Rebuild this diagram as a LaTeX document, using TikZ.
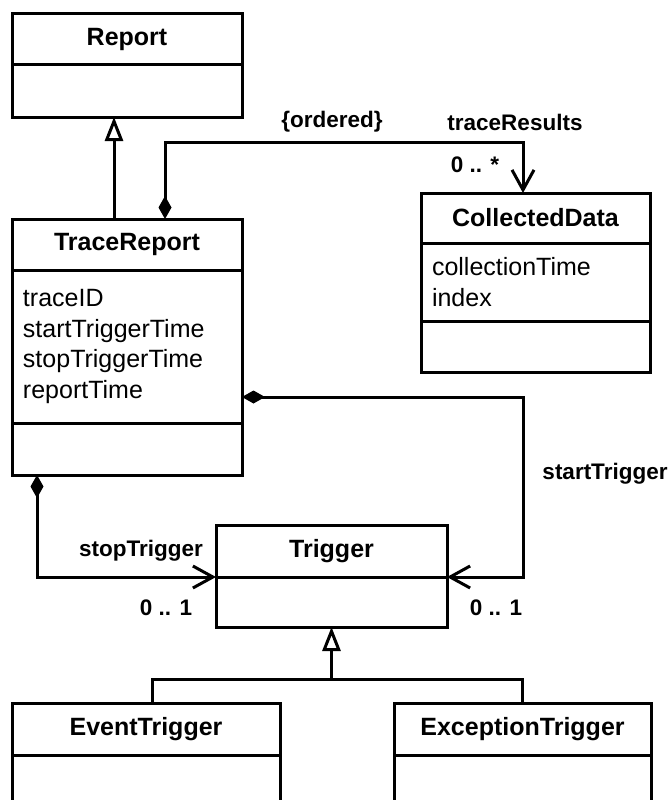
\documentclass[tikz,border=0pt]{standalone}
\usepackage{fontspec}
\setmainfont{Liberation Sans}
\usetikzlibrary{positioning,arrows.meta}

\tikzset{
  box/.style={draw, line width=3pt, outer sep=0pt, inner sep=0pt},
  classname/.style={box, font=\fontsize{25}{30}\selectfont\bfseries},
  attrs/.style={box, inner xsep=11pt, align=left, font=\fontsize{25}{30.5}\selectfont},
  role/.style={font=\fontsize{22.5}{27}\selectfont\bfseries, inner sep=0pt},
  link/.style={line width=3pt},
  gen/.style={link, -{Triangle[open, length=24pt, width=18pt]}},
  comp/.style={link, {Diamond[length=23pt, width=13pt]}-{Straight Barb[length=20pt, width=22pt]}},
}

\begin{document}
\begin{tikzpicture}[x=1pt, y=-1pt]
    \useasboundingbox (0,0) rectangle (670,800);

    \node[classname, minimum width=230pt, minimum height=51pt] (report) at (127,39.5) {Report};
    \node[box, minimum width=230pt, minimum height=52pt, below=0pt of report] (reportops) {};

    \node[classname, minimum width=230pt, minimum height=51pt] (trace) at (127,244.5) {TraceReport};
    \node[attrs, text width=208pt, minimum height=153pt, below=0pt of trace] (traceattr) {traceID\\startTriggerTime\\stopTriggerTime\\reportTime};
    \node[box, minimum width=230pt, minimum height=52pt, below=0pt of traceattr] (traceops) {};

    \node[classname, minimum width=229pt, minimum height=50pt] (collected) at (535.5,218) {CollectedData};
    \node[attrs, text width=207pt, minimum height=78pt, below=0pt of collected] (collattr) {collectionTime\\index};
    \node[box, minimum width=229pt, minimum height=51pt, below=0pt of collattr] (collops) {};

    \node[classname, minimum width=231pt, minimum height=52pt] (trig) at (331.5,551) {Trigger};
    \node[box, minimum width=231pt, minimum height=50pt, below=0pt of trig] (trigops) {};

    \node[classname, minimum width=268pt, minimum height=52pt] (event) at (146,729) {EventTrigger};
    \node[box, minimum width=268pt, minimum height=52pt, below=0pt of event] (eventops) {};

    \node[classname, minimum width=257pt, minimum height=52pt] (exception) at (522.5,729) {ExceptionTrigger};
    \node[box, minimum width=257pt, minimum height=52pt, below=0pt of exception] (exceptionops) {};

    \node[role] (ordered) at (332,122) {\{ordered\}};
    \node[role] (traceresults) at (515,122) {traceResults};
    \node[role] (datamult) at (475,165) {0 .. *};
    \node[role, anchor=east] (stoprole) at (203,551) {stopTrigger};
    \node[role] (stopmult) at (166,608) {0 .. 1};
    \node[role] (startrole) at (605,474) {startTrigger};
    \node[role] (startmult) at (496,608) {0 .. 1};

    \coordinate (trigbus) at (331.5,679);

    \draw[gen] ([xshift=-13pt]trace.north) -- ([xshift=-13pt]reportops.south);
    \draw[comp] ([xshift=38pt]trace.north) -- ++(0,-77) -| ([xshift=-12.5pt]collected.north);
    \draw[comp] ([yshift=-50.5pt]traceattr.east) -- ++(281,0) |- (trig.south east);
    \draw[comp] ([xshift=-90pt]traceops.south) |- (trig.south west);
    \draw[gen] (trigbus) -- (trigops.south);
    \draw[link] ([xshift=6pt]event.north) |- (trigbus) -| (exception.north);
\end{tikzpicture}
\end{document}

⁂

▶ **SET EXERCISE**: Without including any pictures, print all of the material exactly as given.

▶ **EXPECTED OUTPUT**:
Rebuild this diagram as a LaTeX document, using TikZ.
\documentclass[tikz,border=0pt]{standalone}
\usepackage{fontspec}
\setmainfont{Liberation Sans}
\usetikzlibrary{positioning,arrows.meta}

\tikzset{
  box/.style={draw, line width=3pt, outer sep=0pt, inner sep=0pt},
  classname/.style={box, font=\fontsize{25}{30}\selectfont\bfseries},
  attrs/.style={box, inner xsep=11pt, align=left, font=\fontsize{25}{30.5}\selectfont},
  role/.style={font=\fontsize{22.5}{27}\selectfont\bfseries, inner sep=0pt},
  link/.style={line width=3pt},
  gen/.style={link, -{Triangle[open, length=24pt, width=18pt]}},
  comp/.style={link, {Diamond[length=23pt, width=13pt]}-{Straight Barb[length=20pt, width=22pt]}},
}

\begin{document}
\begin{tikzpicture}[x=1pt, y=-1pt]
    \useasboundingbox (0,0) rectangle (670,800);

    \node[classname, minimum width=230pt, minimum height=51pt] (report) at (127,39.5) {Report};
    \node[box, minimum width=230pt, minimum height=52pt, below=0pt of report] (reportops) {};

    \node[classname, minimum width=230pt, minimum height=51pt] (trace) at (127,244.5) {TraceReport};
    \node[attrs, text width=208pt, minimum height=153pt, below=0pt of trace] (traceattr) {traceID\\startTriggerTime\\stopTriggerTime\\reportTime};
    \node[box, minimum width=230pt, minimum height=52pt, below=0pt of traceattr] (traceops) {};

    \node[classname, minimum width=229pt, minimum height=50pt] (collected) at (535.5,218) {CollectedData};
    \node[attrs, text width=207pt, minimum height=78pt, below=0pt of collected] (collattr) {collectionTime\\index};
    \node[box, minimum width=229pt, minimum height=51pt, below=0pt of collattr] (collops) {};

    \node[classname, minimum width=231pt, minimum height=52pt] (trig) at (331.5,551) {Trigger};
    \node[box, minimum width=231pt, minimum height=50pt, below=0pt of trig] (trigops) {};

    \node[classname, minimum width=268pt, minimum height=52pt] (event) at (146,729) {EventTrigger};
    \node[box, minimum width=268pt, minimum height=52pt, below=0pt of event] (eventops) {};

    \node[classname, minimum width=257pt, minimum height=52pt] (exception) at (522.5,729) {ExceptionTrigger};
    \node[box, minimum width=257pt, minimum height=52pt, below=0pt of exception] (exceptionops) {};

    \node[role] (ordered) at (332,122) {\{ordered\}};
    \node[role] (traceresults) at (515,122) {traceResults};
    \node[role] (datamult) at (475,165) {0 .. *};
    \node[role, anchor=east] (stoprole) at (203,551) {stopTrigger};
    \node[role] (stopmult) at (166,608) {0 .. 1};
    \node[role] (startrole) at (605,474) {startTrigger};
    \node[role] (startmult) at (496,608) {0 .. 1};

    \coordinate (trigbus) at (331.5,679);

    \draw[gen] ([xshift=-13pt]trace.north) -- ([xshift=-13pt]reportops.south);
    \draw[comp] ([xshift=38pt]trace.north) -- ++(0,-77) -| ([xshift=-12.5pt]collected.north);
    \draw[comp] ([yshift=-50.5pt]traceattr.east) -- ++(281,0) |- (trig.south east);
    \draw[comp] ([xshift=-90pt]traceops.south) |- (trig.south west);
    \draw[gen] (trigbus) -- (trigops.south);
    \draw[link] ([xshift=6pt]event.north) |- (trigbus) -| (exception.north);
\end{tikzpicture}
\end{document}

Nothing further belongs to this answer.